Where To Eat Yakitori In The City | Tasting Table NYC

Where to eat Japanese yakitori this summer

The Japanese are masters of patience (see: the forty-seven Ronin, the exhausting process of making ramen broth out of pork bones, that faithful little dog, Hachi). But, when it comes to grilling, they don't do the low-and-slow-then-let-it-rest thing. They do yakitori.

Yakitori traditionally means grilled chicken, but it has come to refer generally to the beautiful ritual of sliding the prized parts of the animal (little chicken hearts, fatty pork jowls, tender octopus tentacles) onto skewers, brushing on a layer of tare or sake, rotating them above an open fire until moist and charred in all the right places—and eating immediately.

"There is just something wonderful about getting that meat just a minute after it comes off the grill," says Jamison Blankenship of perpetually packed Prospect Heights ramen-ya Chuko and the newer Bar Chuko. "It stays crispy, juicy and tender."

New York is having a small yakitori renaissance, with newcomers like Bar Chuko and Ganso Yaki on the way. Here are our favorite places to eat off a stick:

Bar Chuko, Prospect Heights

The ex-Morimoto cooks behind the original ramen-centric Chuko are at it again, this time with a yakitori grill. Blankenship and his partners tinker with tradition by rigging up a three-foot by three-foot square infrared grill with steel rods to hold up the skewers. Octopus is braised in red wine ($5); grilled eggplant comes with a dollop of miso with whipped puréed carrot ($3). To drink: a play on chu-hai, that Japanese concoction of juice and shochu, adding Aperol to grapefruit ($7) and ginger to orange juice ($6). For all the invention, we love their faithful renditions of tsukune (Japanese chicken meatballs) piped into shishito ($4) and pork jowl scatted with scallions ($5).

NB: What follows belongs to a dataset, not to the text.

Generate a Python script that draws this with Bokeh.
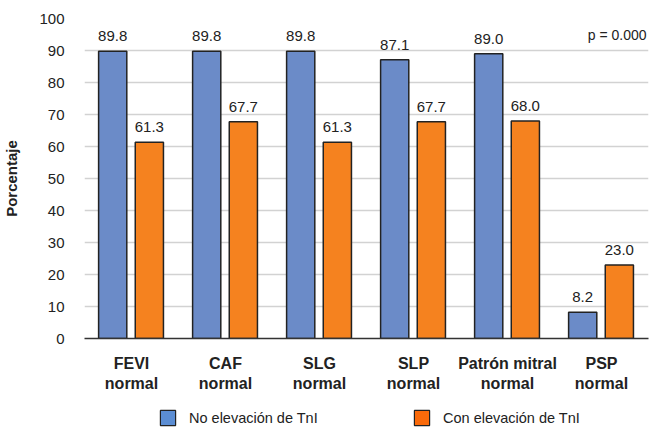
from bokeh.plotting import figure
from bokeh.layouts import column
from bokeh.models import ColumnDataSource, Legend, LegendItem, Label, FactorRange, Range1d, FixedTicker
from bokeh.transform import dodge
from bokeh.embed import file_html
from bokeh.resources import INLINE
from bokeh.core.properties import value

categories = ["FEVI\nnormal", "CAF\nnormal", "SLG\nnormal", "SLP\nnormal", "Patrón mitral\nnormal", "PSP\nnormal"]
no_elev = [89.8, 89.8, 89.8, 87.1, 89.0, 8.2]
con_elev = [61.3, 67.7, 61.3, 67.7, 68.0, 23.0]
series_names = ["No elevación de TnI", "Con elevación de TnI"]
y_ticks = [0, 10, 20, 30, 40, 50, 60, 70, 80, 90, 100]
p_text = "p = 0.000"

FONT = "Liberation Sans"
BLUE = "#6b8bc8"
ORANGE = "#f5821f"
LEG_BLUE = "#5b8dd3"
LEG_ORANGE = "#fa6a0a"

src = ColumnDataSource(dict(
    cat=categories, a=no_elev, b=con_elev,
    la=[f"{v:.1f}" for v in no_elev], lb=[f"{v:.1f}" for v in con_elev],
))

p = figure(width=651, height=404, x_range=FactorRange(*categories, range_padding=0),
           y_range=Range1d(0, 100), output_backend="svg", toolbar_location=None,
           min_border_left=81, min_border_right=3, min_border_top=18, min_border_bottom=66)
p.outline_line_color = None
p.background_fill_color = "white"

ra = p.vbar(x=dodge("cat", -0.2, range=p.x_range), top="a", width=0.30, source=src,
            fill_color=BLUE, line_color="#222222", line_width=1.5)
rb = p.vbar(x=dodge("cat", 0.19, range=p.x_range), top="b", width=0.30, source=src,
            fill_color=ORANGE, line_color="#222222", line_width=1.5)

p.text(x=dodge("cat", -0.2, range=p.x_range), y="a", text="la", source=src,
       text_align="center", text_baseline="bottom", y_offset=-10,
       text_font=value(FONT), text_font_size="15px", text_color="#222222")
p.text(x=dodge("cat", 0.19, range=p.x_range), y="b", text="lb", source=src,
       text_align="center", text_baseline="bottom", y_offset=-10,
       text_font=value(FONT), text_font_size="15px", text_color="#222222")

p.add_layout(Label(x=6, y=95, x_offset=-2, text=p_text,
                   text_align="right", text_baseline="middle", text_font=FONT,
                   text_font_size="14px", text_color="#222222"))

p.xgrid.grid_line_color = None
p.ygrid.grid_line_color = "#d2d2d2"
p.ygrid.grid_line_width = 1.5
p.yaxis.ticker = FixedTicker(ticks=y_ticks)

p.yaxis.axis_line_color = None
p.yaxis.major_tick_line_color = None
p.yaxis.minor_tick_line_color = None
p.yaxis.major_label_standoff = 14
p.yaxis.major_label_text_font = FONT
p.yaxis.major_label_text_font_size = "15px"
p.yaxis.major_label_text_color = "#222222"
p.yaxis.axis_label = "Porcentaje"
p.yaxis.axis_label_text_font = FONT
p.yaxis.axis_label_text_font_style = "bold"
p.yaxis.axis_label_text_font_size = "15px"
p.yaxis.axis_label_text_color = "#222222"
p.yaxis.axis_label_standoff = 16

p.xaxis.axis_line_color = "#333333"
p.xaxis.axis_line_width = 1.5
p.xaxis.major_tick_line_color = None
p.xaxis.minor_tick_line_color = None
p.xaxis.major_tick_out = 0
p.xaxis.major_label_standoff = 16
p.xaxis.major_label_text_font = FONT
p.xaxis.major_label_text_font_style = "bold"
p.xaxis.major_label_text_font_size = "16px"
p.xaxis.major_label_text_color = "#222222"
p.xaxis.major_label_orientation = "horizontal"

# legend strip
p2 = figure(width=651, height=24, x_range=Range1d(0, 1), y_range=Range1d(0, 1),
            output_backend="svg", toolbar_location=None,
            x_axis_location=None, y_axis_location=None,
            min_border_left=0, min_border_right=0, min_border_top=0, min_border_bottom=0)
p2.outline_line_color = None
p2.xgrid.grid_line_color = None
p2.ygrid.grid_line_color = None

ga = p2.vbar(x=[0.5], top=[0.5], width=0.1, fill_color=LEG_BLUE, line_color="#222222",
             line_width=1.2, visible=False)
gb = p2.vbar(x=[0.5], top=[0.5], width=0.1, fill_color=LEG_ORANGE, line_color="#222222",
             line_width=1.2, visible=False)

for r, name, xloc in [(ga, series_names[0], 74), (gb, series_names[1], 328)]:
    lg = Legend(items=[LegendItem(label=name, renderers=[r])], location=(xloc, 1),
                orientation="horizontal", padding=0, margin=0, border_line_color=None,
                background_fill_alpha=0, glyph_width=19, glyph_height=19, label_standoff=12,
                label_text_font=FONT, label_text_font_size="14.5px", label_text_color="#222222",
                label_height=19)
    p2.add_layout(lg, "center")

open("out.html", "w").write(file_html(column(p, p2, spacing=0), INLINE))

Skewers in waiting at Bar Chuko

Yakitori Totto, Midtown West

Save the warming chicken-y ramen at Totto Ramen for a colder day and instead head to its grill-focused sister. Any place named "Totto" is bound to have a wait, so your best bet is to show up early (a.k.a. 5:30 p.m.). One man helms the yard-long Japanese electric grill and, once your orders are in, he simply spritzes with some sake, dusts with a little pink Himalayan sea salt and carefully rotates each caramelizing chicken oyster ($3) or fat-dripping chicken neck ($3.50) until it's reached prime deliciousness. If you can, sit at the bar, where conversation is happily interrupted by a quiet yet forceful "excuse me" every time your skewers are ready.

Torishin, Upper East Side

Finding a traditional binch?tan-fueled grill is hard to come here in the city, but they've got the real stuff at this old-school Michelin-starred yakitori. The chefs proudly chuck in the Japanese even-burning white charcoal under the grates and cook up one of the more affordable omakase menus around town. A mere $65 gets you a wide sampling of skewers, from chicken parts (knee gristle! neck meat!) to quail eggs, duck-wrapped asparagus and grilled avocado half filled with, what else, dashi.

Yakitori Taisho, East Village

Let us not forget the ultimate cheapo late-night spot for hungry NYU students and cooks just getting off their shift. It's cramped, noisy and all you need to do is point at bad photos of what you want off the menu. This is what drunk night snack bliss looks like. Order skewers of hot, crackly chicken skin ($1.25), velvety beef tongue ($2.50) and blackened shishito pepper ($1.25) and wash it all down with more Japanese beer on tap.

Coming soon: Tetsu and Ganso Yaki

Word on the street is that Masa Takayama (yes, that Masa) is planning on opening a grill-centric place in the city. No updates yet on where or when Tetsu will open, but let's just say we're excited. Meanwhile, in downtown Brooklyn, Harris Salat and Tadashi Ono are already well underway with Ganso Yaki, their street-food-focused follow-up to Ganso Ramen, set to open in September. Ono is cooking up tsukune he learned from a yakitori master in Nagoya, and Salat's all excited about the "10,000-year-old tare" they're working on. "What it means is that we're creating a live tare," Salat says. "We're going to be preserving it with soy sauce and deepening the flavor with chicken fat."